◆ TO BE DONE ◆
Count lines, not occurrences: report how many lines in the records hold the string "matplotlib", and nothing else.

◆ EXERCISE MATERIALS ◆
------------------------------------------------
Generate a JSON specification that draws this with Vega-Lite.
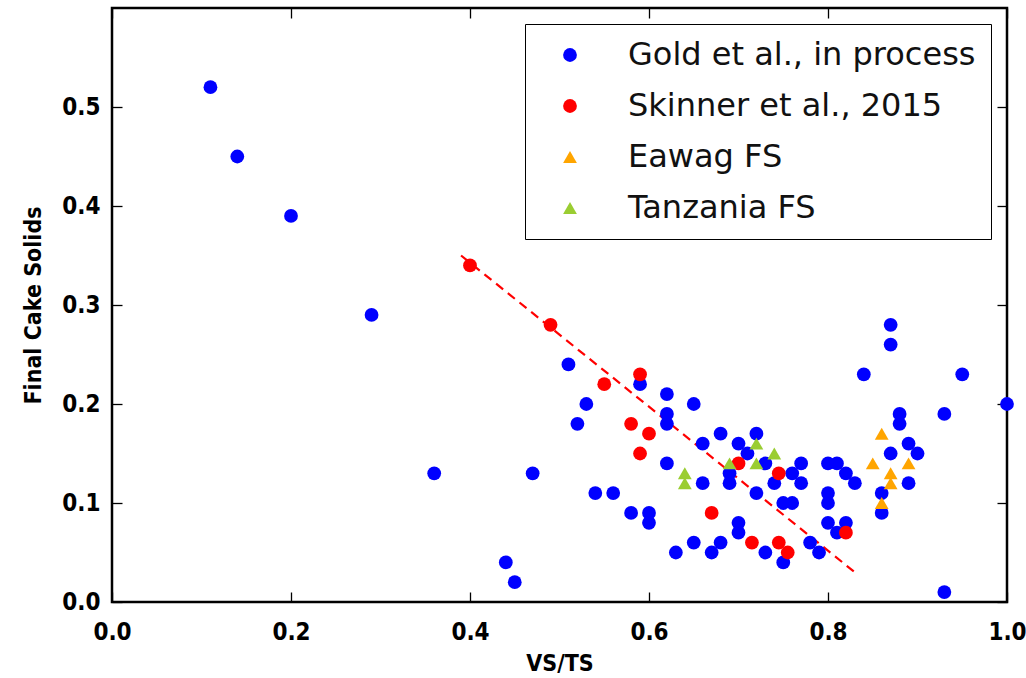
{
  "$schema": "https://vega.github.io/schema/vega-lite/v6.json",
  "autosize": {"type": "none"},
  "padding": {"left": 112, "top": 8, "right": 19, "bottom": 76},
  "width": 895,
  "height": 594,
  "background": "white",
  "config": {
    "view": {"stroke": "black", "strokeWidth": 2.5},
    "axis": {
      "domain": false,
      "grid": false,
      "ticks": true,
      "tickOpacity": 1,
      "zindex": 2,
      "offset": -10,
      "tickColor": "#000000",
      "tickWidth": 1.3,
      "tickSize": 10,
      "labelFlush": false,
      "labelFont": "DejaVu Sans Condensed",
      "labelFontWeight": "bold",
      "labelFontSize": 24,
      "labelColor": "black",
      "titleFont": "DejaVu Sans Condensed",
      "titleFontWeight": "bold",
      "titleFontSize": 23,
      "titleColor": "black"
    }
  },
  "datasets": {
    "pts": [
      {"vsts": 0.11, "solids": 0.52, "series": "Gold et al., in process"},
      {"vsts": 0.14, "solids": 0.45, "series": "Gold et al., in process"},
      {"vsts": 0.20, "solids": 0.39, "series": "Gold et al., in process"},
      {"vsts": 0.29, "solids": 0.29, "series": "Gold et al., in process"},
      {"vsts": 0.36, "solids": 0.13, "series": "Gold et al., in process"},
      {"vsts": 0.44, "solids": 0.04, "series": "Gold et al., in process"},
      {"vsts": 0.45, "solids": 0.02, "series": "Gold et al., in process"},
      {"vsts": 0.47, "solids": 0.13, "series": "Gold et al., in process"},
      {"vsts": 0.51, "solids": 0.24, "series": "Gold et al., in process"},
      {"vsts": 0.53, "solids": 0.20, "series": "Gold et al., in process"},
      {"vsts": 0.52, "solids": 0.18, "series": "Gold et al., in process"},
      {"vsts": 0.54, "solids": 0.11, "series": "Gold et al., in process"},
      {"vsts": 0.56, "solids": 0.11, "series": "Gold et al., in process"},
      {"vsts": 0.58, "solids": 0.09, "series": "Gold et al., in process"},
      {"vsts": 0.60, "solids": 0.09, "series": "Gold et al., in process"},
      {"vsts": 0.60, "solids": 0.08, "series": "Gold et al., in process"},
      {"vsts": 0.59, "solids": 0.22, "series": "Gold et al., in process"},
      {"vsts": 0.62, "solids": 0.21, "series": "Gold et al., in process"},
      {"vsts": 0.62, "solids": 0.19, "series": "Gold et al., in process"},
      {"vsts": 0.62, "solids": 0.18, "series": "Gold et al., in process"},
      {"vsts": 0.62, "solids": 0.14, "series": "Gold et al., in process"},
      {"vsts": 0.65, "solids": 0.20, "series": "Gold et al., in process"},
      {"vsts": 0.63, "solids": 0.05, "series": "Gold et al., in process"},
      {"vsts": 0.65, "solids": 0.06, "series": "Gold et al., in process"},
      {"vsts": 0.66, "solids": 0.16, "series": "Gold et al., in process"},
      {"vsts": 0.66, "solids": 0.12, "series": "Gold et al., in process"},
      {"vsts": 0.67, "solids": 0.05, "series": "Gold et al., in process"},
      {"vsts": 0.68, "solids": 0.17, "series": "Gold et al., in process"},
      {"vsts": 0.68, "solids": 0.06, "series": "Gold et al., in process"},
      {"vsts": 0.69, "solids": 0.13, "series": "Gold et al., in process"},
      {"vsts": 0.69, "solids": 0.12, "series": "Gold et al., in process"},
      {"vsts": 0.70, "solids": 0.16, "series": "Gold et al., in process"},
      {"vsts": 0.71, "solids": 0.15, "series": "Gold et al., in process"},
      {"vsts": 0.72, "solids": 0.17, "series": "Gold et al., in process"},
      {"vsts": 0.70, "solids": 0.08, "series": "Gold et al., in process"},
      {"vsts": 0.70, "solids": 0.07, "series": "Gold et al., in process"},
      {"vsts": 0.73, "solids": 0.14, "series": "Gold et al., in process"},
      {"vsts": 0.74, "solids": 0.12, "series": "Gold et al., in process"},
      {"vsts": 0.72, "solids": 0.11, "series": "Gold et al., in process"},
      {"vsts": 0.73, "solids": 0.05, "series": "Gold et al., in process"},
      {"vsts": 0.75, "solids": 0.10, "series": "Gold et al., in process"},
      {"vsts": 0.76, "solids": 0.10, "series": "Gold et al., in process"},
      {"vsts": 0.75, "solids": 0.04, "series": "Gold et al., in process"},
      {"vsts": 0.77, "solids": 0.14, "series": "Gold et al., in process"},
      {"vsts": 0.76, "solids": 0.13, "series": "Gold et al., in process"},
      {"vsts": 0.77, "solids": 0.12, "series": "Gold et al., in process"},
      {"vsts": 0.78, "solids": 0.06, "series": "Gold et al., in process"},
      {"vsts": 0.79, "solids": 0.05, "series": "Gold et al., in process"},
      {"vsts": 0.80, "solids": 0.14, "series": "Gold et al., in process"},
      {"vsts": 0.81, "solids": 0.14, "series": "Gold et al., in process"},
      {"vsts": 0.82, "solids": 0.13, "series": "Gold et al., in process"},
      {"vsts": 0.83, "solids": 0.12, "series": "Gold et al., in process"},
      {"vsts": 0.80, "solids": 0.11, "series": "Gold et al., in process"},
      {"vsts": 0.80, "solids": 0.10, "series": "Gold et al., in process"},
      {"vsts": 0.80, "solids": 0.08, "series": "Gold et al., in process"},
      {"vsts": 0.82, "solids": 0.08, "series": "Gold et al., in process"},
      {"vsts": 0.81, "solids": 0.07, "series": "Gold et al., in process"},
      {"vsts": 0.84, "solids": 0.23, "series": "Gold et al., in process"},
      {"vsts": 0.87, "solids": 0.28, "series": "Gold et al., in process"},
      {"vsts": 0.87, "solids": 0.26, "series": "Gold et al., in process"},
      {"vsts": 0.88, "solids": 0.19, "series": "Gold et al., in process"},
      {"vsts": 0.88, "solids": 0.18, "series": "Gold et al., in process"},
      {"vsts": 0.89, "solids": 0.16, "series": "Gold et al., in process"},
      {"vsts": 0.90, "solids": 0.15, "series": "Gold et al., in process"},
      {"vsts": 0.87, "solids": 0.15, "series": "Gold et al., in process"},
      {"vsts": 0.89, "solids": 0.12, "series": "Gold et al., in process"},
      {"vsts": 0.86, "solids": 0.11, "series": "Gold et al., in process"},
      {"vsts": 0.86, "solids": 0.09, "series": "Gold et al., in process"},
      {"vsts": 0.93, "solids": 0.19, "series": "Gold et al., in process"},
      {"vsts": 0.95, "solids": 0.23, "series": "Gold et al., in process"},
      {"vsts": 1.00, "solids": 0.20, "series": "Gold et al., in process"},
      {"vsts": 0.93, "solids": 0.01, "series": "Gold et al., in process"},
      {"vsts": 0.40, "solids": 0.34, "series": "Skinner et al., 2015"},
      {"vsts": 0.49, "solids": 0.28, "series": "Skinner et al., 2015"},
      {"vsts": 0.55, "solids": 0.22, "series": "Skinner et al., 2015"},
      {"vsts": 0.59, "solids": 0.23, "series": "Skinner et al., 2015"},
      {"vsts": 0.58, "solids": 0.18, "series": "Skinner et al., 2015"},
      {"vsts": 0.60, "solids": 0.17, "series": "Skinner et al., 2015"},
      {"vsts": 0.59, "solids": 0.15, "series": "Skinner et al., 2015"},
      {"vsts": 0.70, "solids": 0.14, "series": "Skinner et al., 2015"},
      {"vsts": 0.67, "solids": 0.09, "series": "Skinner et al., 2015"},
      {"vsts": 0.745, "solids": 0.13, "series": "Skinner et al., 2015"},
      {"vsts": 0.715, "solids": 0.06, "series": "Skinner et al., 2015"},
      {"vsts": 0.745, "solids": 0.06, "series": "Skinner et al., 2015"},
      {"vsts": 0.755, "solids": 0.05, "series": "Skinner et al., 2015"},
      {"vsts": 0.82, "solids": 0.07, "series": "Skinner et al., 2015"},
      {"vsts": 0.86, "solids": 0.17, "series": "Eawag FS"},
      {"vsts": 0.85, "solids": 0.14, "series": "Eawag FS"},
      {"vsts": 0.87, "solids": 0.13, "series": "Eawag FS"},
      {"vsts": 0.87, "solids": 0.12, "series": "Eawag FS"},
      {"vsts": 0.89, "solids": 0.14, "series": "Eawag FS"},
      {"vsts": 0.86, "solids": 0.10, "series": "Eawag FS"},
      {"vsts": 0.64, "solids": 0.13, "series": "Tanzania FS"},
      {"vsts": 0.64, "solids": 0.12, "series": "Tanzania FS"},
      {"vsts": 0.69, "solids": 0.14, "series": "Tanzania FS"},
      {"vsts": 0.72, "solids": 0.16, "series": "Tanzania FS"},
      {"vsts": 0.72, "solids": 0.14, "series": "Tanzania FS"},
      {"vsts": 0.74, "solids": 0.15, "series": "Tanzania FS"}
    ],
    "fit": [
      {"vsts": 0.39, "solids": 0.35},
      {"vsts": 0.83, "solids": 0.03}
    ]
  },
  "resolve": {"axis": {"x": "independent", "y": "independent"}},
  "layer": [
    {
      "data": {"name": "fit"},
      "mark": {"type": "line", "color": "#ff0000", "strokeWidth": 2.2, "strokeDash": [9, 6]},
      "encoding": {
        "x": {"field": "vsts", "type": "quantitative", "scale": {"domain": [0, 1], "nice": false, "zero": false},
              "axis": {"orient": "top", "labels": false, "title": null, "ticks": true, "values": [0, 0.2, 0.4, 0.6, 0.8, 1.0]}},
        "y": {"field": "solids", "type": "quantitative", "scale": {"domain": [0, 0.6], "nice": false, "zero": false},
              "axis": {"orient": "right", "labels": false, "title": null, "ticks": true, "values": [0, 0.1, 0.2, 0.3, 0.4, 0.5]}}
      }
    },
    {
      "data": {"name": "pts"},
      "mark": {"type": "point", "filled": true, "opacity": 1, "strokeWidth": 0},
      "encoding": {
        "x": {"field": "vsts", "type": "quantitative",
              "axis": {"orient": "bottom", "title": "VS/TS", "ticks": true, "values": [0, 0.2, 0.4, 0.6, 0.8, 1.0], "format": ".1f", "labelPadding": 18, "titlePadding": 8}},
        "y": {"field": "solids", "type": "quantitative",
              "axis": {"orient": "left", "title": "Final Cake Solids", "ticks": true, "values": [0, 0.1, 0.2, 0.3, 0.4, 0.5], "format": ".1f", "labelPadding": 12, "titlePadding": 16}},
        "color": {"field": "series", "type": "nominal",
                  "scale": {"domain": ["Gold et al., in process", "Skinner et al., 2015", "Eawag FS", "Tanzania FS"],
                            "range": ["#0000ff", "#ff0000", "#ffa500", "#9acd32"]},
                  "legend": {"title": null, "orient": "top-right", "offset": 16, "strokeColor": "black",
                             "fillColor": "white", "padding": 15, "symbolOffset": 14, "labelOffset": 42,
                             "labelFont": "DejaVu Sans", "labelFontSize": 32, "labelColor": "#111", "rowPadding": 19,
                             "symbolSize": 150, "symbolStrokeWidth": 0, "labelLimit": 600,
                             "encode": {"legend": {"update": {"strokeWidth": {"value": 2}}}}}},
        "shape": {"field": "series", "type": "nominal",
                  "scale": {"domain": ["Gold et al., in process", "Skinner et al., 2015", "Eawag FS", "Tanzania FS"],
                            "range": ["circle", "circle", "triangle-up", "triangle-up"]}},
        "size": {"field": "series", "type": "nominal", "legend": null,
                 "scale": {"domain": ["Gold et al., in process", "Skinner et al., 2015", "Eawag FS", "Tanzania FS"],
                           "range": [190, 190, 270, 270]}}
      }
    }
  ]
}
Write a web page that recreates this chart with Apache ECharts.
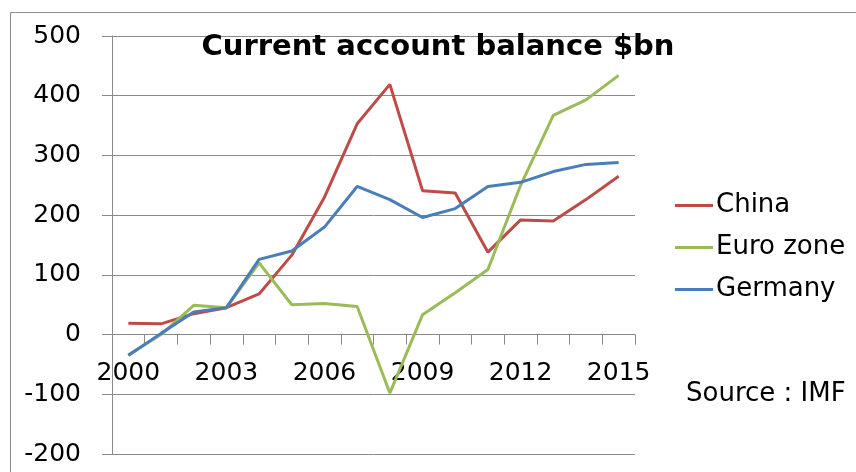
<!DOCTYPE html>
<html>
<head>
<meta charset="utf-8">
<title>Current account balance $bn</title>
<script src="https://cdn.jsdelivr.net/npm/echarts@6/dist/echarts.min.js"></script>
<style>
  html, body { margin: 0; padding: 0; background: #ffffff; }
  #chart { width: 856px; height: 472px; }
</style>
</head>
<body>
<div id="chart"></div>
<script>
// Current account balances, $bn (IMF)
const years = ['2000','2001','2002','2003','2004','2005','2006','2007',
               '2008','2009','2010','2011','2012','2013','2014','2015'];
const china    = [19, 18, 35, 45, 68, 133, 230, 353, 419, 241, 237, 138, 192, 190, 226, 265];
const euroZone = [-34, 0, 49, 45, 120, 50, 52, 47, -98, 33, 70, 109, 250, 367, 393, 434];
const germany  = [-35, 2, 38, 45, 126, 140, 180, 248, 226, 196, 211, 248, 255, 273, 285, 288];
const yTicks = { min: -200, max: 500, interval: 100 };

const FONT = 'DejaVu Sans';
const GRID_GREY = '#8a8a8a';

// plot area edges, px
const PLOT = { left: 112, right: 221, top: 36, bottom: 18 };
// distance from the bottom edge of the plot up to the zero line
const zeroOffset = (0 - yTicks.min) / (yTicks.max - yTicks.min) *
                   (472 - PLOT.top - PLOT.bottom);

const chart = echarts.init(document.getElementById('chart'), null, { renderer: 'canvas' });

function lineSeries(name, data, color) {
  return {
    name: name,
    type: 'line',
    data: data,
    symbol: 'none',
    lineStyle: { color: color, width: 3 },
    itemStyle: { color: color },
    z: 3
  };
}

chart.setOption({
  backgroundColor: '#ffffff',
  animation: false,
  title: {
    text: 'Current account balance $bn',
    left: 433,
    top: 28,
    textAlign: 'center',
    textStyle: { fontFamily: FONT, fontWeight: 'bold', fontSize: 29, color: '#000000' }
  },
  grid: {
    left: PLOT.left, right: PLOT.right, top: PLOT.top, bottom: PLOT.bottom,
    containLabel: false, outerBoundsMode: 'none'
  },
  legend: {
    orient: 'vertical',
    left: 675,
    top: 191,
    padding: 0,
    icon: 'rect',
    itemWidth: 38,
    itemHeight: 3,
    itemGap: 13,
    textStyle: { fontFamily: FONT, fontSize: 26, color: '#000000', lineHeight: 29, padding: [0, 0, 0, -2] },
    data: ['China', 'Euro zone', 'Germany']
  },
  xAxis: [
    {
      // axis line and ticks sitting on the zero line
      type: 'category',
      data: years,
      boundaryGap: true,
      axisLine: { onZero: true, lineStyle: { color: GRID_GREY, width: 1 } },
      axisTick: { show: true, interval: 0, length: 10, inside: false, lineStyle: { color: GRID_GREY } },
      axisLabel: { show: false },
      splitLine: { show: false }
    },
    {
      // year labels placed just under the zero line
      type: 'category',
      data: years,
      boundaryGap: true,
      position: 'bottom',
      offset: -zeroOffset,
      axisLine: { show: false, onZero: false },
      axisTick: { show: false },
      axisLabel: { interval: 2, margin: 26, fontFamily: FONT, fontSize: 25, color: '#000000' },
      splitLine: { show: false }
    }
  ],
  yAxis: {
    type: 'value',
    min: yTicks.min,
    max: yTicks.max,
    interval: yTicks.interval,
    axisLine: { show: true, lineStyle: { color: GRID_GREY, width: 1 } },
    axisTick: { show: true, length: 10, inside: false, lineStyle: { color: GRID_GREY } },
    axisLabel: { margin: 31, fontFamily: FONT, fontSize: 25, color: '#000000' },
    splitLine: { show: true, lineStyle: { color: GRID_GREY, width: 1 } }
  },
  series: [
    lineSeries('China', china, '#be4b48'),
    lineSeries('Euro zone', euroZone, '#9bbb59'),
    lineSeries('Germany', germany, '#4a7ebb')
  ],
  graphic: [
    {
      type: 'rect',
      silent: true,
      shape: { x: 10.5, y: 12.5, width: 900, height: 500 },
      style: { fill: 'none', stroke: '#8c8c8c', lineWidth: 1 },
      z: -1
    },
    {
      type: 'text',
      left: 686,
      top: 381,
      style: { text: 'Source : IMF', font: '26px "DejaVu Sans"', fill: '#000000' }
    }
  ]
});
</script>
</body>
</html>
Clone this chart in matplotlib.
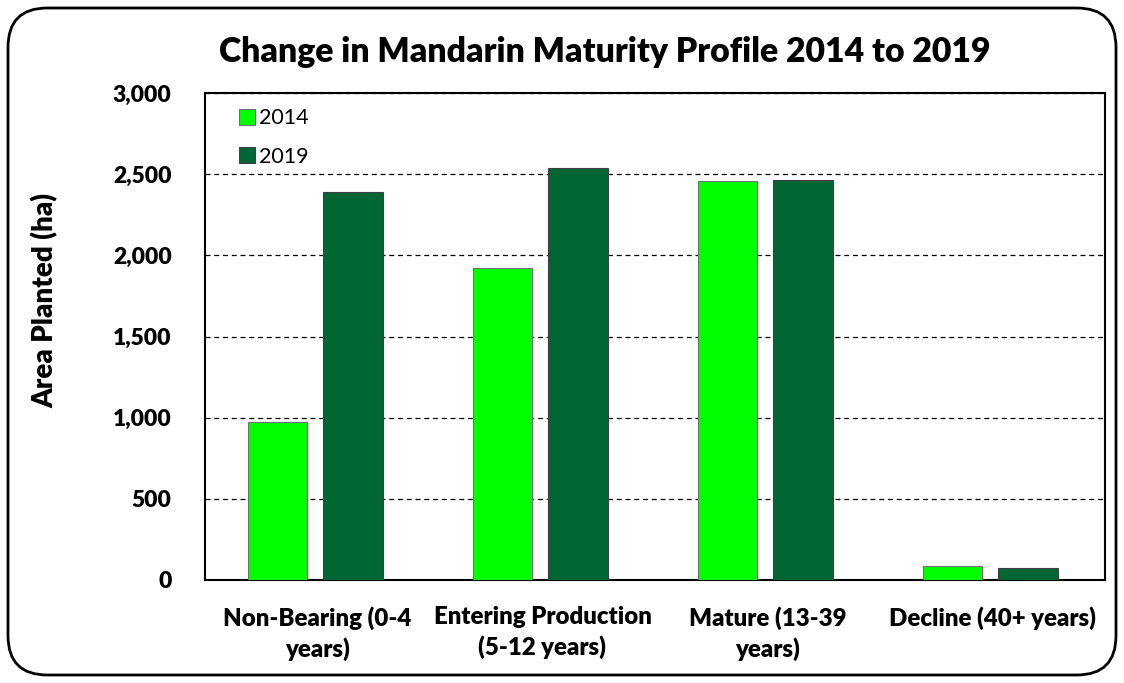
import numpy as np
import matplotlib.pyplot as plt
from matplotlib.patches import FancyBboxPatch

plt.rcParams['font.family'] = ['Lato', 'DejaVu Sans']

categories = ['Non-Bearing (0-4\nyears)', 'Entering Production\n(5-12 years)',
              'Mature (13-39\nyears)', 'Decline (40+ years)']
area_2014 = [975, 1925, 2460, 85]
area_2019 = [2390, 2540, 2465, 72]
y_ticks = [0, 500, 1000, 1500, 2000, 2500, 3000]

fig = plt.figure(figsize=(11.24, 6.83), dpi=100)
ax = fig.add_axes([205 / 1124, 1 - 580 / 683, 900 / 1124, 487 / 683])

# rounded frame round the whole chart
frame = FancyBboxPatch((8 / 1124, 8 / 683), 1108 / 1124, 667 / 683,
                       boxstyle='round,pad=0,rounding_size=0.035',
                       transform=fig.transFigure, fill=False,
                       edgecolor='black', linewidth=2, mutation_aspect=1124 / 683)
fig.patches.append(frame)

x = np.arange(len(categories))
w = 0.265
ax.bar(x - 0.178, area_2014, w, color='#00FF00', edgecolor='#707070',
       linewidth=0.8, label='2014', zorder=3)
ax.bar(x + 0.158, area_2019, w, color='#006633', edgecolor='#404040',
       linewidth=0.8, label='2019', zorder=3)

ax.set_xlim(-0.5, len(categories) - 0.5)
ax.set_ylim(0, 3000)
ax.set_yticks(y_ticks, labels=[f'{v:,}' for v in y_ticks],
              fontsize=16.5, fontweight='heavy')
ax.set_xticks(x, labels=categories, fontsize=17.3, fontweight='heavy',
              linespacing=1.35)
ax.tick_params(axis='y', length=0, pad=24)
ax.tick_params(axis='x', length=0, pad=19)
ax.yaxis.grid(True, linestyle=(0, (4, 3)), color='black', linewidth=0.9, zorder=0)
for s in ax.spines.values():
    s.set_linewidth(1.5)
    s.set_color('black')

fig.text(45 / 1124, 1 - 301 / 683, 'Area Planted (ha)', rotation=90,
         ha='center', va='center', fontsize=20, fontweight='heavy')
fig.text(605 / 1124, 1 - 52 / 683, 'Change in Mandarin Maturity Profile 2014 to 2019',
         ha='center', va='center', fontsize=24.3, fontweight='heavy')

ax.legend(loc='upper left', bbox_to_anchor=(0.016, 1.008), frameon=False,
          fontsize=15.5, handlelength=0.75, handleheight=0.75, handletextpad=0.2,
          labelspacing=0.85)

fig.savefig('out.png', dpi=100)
------------------------------------------------
◆ CORRECT OUTPUT ◆
3